Opinião
"Heroes": A Europa segundo David Bowie
Entretanto, Vladimir Putin está na lista dos nomeados para o Nobel da Paz, caso ninguém tenha dado conta.
Será possível que - numa época em que o número de horas de "broadcasting" para os cromos da política ultrapassa aquilo que há 20 anos seria inimaginável - o advento da Europa se deixe melhor narrar por um disco pop de 1977? Como dizia Viriato Soromenho-Marques, no "Diário de Notícias" do passado dia 4 (in "O Regresso da História"), "A lição de Putin à chanceler Merkel recorda-nos que, quando a história regressa com esplendor, o poder derradeiro não é económico. Reside sempre na ponta das baionetas. Nunca se sabe o que vai acontecer amanhã. Mas adivinha-se como vai acabar." É exactamente à sombra desta lucidez que se desenha "Heroes".

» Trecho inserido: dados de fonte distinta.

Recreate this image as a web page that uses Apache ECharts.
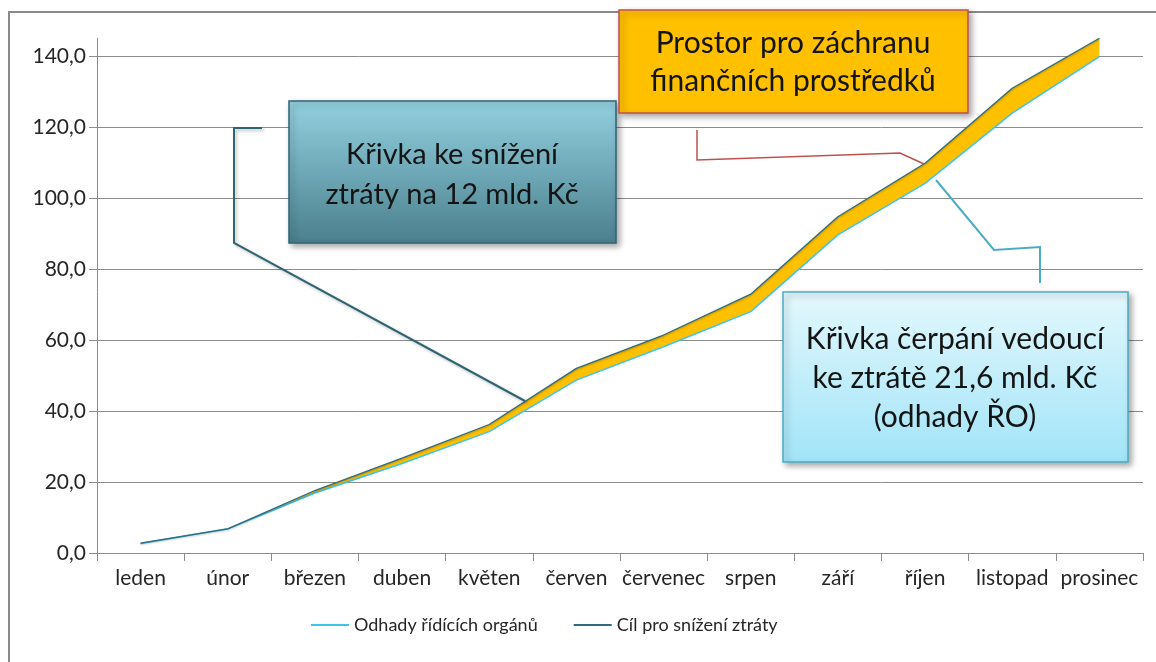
<!DOCTYPE html>
<html>
<head>
<meta charset="utf-8">
<script src="https://cdn.jsdelivr.net/npm/echarts@6/dist/echarts.min.js"></script>
<style>
  html, body { margin: 0; padding: 0; background: #fff; }
  #chart { width: 1156px; height: 662px; }
</style>
</head>
<body>
<div id="chart"></div>
<script>
// months on the x axis
const months = ['leden', 'únor', 'březen', 'duben', 'květen', 'červen', 'červenec', 'srpen', 'září', 'říjen', 'listopad', 'prosinec'];
// Odhady řídících orgánů (lower curve)
const odhady = [2.7, 6.8, 16.9, 25.2, 34.2, 48.7, 58.1, 68.0, 89.6, 104.1, 123.9, 139.8];
// Cíl pro snížení ztráty (upper curve)
const cil = [2.8, 6.8, 17.6, 26.7, 36.2, 52.0, 61.4, 72.9, 94.7, 109.8, 130.9, 145.0];
// y axis
const yTicks = [0, 20, 40, 60, 80, 100, 120, 140];
const yMax = 145;

const FONT = 'Lato';
const axisGrey = '#8c8c8c';
const lightBlue = '#3cc4ee';
const darkTeal = '#2f6b7d';

// yellow band = difference between the two curves, stacked on the lower one
const band = cil.map((v, i) => +(v - odhady[i]).toFixed(2));

const chart = echarts.init(document.getElementById('chart'));

const boxShadow = { shadowBlur: 6, shadowOffsetX: 3, shadowOffsetY: 3, shadowColor: 'rgba(0,0,0,0.35)' };

const option = {
  animation: false,
  grid: { left: 97, right: 13, top: 38.25, bottom: 109 },
  legend: {
    left: 306,
    top: 611,
    data: ['Odhady řídících orgánů', 'Cíl pro snížení ztráty'],
    icon: 'rect',
    itemWidth: 38,
    itemHeight: 2,
    itemGap: 36,
    textStyle: { fontFamily: FONT, fontSize: 18, color: '#262626' }
  },
  xAxis: {
    type: 'category',
    data: months,
    boundaryGap: true,
    axisLine: { lineStyle: { color: axisGrey, width: 1 } },
    axisTick: { show: true, length: 8, lineStyle: { color: axisGrey } },
    axisLabel: { fontFamily: FONT, fontSize: 21, color: '#262626', margin: 15, interval: 0 }
  },
  yAxis: {
    type: 'value',
    min: 0,
    max: yMax,
    axisLine: { show: true, lineStyle: { color: axisGrey, width: 1 } },
    axisTick: { show: true, length: 8, customValues: yTicks, lineStyle: { color: axisGrey } },
    axisLabel: {
      customValues: yTicks,
      fontFamily: FONT, fontSize: 21, color: '#262626', margin: 11,
      formatter: v => v.toFixed(1).replace('.', ',')
    },
    splitLine: { show: true, lineStyle: { color: axisGrey, width: 1 } }
  },
  series: [
    {
      name: 'base',
      type: 'line',
      stack: 'band',
      data: odhady,
      symbol: 'none',
      silent: true,
      lineStyle: { opacity: 0 },
      z: 2
    },
    {
      name: 'band',
      type: 'line',
      stack: 'band',
      data: band,
      symbol: 'none',
      silent: true,
      lineStyle: { opacity: 0 },
      areaStyle: { color: '#ffc000', opacity: 1 },
      z: 2
    },
    {
      name: 'Odhady řídících orgánů',
      type: 'line',
      data: odhady,
      symbol: 'none',
      clip: false,
      lineStyle: { color: lightBlue, width: 1.5 },
      itemStyle: { color: lightBlue },
      z: 3
    },
    {
      name: 'Cíl pro snížení ztráty',
      type: 'line',
      data: cil,
      symbol: 'none',
      clip: false,
      lineStyle: { color: darkTeal, width: 1.3, shadowBlur: 2, shadowColor: 'rgba(0,0,0,0.3)', shadowOffsetY: 1 },
      itemStyle: { color: darkTeal },
      z: 4
    }
  ],
  graphic: [
    // outer chart border
    { type: 'rect', z: -1, silent: true, shape: { x: 9, y: 12, width: 1200, height: 700 },
      style: { fill: 'none', stroke: '#8a8a8a', lineWidth: 2 } },

    // callout: target curve
    { type: 'polyline', z: 20, shape: { points: [[262, 128], [234, 128], [234, 243], [525, 401]] },
      style: { fill: 'none', stroke: '#2e6474', lineWidth: 2, shadowBlur: 3, shadowOffsetX: 2, shadowOffsetY: 2, shadowColor: 'rgba(0,0,0,0.25)' } },
    { type: 'rect', z: 21, shape: { x: 289, y: 101, width: 327, height: 142 },
      style: Object.assign({
        fill: new echarts.graphic.LinearGradient(0, 0, 0, 1, [
          { offset: 0, color: '#93d0df' }, { offset: 0.5, color: '#6fa8b6' }, { offset: 1, color: '#4b7f8d' }
        ]),
        stroke: '#2e6474', lineWidth: 1.5
      }, boxShadow) },
    { type: 'text', z: 22, style: { text: 'Křivka ke snížení\nztráty na 12 mld. Kč', x: 452, y: 175,
      textAlign: 'center', textVerticalAlign: 'middle', font: '29px Lato', lineHeight: 40, fill: '#141414' } },

    // callout: savings space
    { type: 'polyline', z: 20, shape: { points: [[697, 130], [697, 160], [900, 153], [924, 164]] },
      style: { fill: 'none', stroke: '#c0504d', lineWidth: 1.5 } },
    { type: 'rect', z: 21, shape: { x: 619, y: 10, width: 349, height: 103 },
      style: Object.assign({ fill: '#ffc000', stroke: '#c0504d', lineWidth: 1.5 }, boxShadow) },
    { type: 'text', z: 22, style: { text: 'Prostor pro záchranu\nfinančních prostředků', x: 793, y: 62,
      textAlign: 'center', textVerticalAlign: 'middle', font: '30px Lato', lineHeight: 38, fill: '#141414' } },

    // callout: estimates curve
    { type: 'polyline', z: 20, shape: { points: [[1040, 283], [1040, 247], [994, 250], [936, 180]] },
      style: { fill: 'none', stroke: '#4bacc6', lineWidth: 2 } },
    { type: 'rect', z: 21, shape: { x: 783, y: 292, width: 345, height: 170 },
      style: Object.assign({
        fill: new echarts.graphic.LinearGradient(0, 0, 0, 1, [
          { offset: 0, color: '#e3f8fd' }, { offset: 1, color: '#a2e4f8' }
        ]),
        stroke: '#4bacc6', lineWidth: 1.5
      }, boxShadow) },
    { type: 'text', z: 22, style: { text: 'Křivka čerpání vedoucí\nke ztrátě 21,6 mld. Kč\n(odhady ŘO)', x: 955, y: 378,
      textAlign: 'center', textVerticalAlign: 'middle', font: '30px Lato', lineHeight: 39, fill: '#141414' } }
  ]
};

chart.setOption(option);
window.addEventListener('resize', () => chart.resize());
</script>
</body>
</html>
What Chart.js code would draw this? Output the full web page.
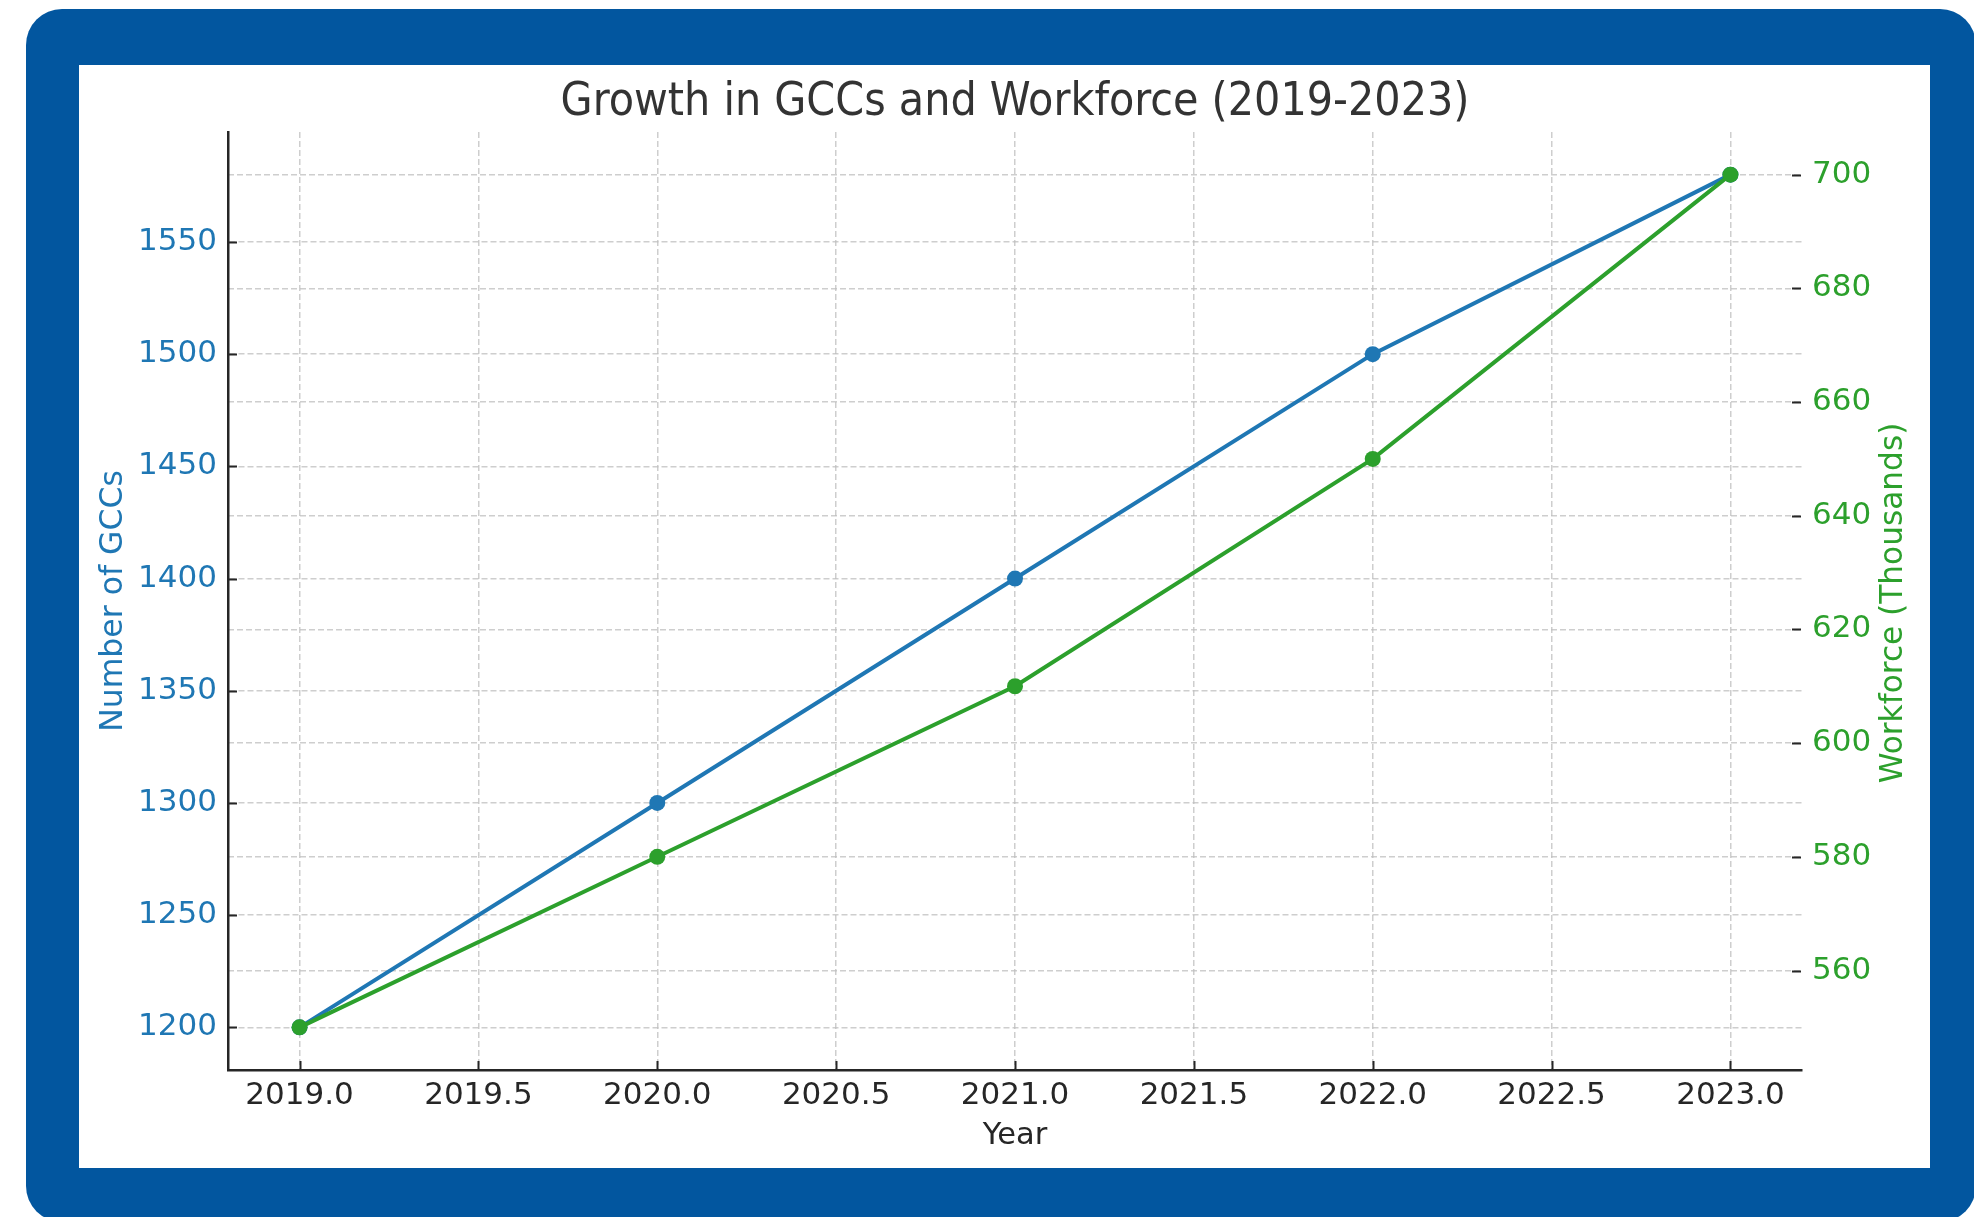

Pertencente à famigerada trilogia berlinense do compositor londrino, "Heroes" é gravado integralmente em Berlim, num estúdio a 500 metros do Muro. Produzido pelo inefável Brian Eno - o tal que percebeu, como poucos, o poder global da insularidade irlandesa dos U2 ao produzir "Achtung Baby" - o disco conta com a participação de Robert Fripp na guitarra e é um "case study" planetário. Recentemente, e numa operação "blitz", Bowie autocitou-se (outra vez) para editar "The Next Day", que mais não é do que uma versão obscura de "Heroes", a faixa-título da obra de 77 (um "remake", não um "cover"). Claro que as analogias às transformações do Tempo e do Espaço - e a nossa infinita vulnerabilidade às mesmas - estavam já no centro do exercício lírico-democrático da letra de "Heroes" original; no entanto, e com tanto "spin doctor" à procura do próximo "sound byte", não deixa de ser assinalável, do ponto de vista de marca, que a versão de 2013 se chame "The Next Day" e não, como o temor do apocalipse nuclear da Guerra Fria tinha enunciado, "The Day After". A percepção do simbolismo da passagem do Tempo e da forma como ele relativiza os nossos dogmas é própria da visão de liberdade altamente sofisticada e precisa que David Bowie traz nos genes de londrino, e que é constituinte de toda a sua ética de artista. Ainda não está esgotado o primeiro minuto do video-clip do tema e já vimos roubo, luxúria, pedintes, prostitutas, sacerdotes, olhos de Édipo arrancados, um Parsifal (ou será Artur, na Távola Redonda?) e Gary Oldman a insultar o "bardo" Bowie que, em trajes de Nazareno, canta neste bar clandestino "I can´t get enough of this doomsday song". Entretanto, Vladimir Putin está na lista dos nomeados para o Nobel da Paz, caso ninguém tenha dado conta.
Já em Maio próximo, o Martin-Gropius-Bau acolhe - em plena Potsdamer Platz - uma versão especial da aclamada exposição-espectáculo que Bowie produziu para o The Victoria and Albert Museum de Londres, e que se tornou no maior e mais célere sucesso de bilheteira que aquela instituição alguma vez apresentou. A curadoria da exposição promete novidades propositadamente concebidas para Berlim, em linha com o respeito antológico que a cidade merece ao próprio Bowie - afinal, foi ali que o hino "Heroes" foi escrito, reza a lenda que inspirado num casal beijando-se junto ao Muro que Bowie terá avistado da janela do estúdio. Eu já fui a Berlim e ia jurar que também me lembro de ver esse mesmo casal por lá, "standing by The Wall".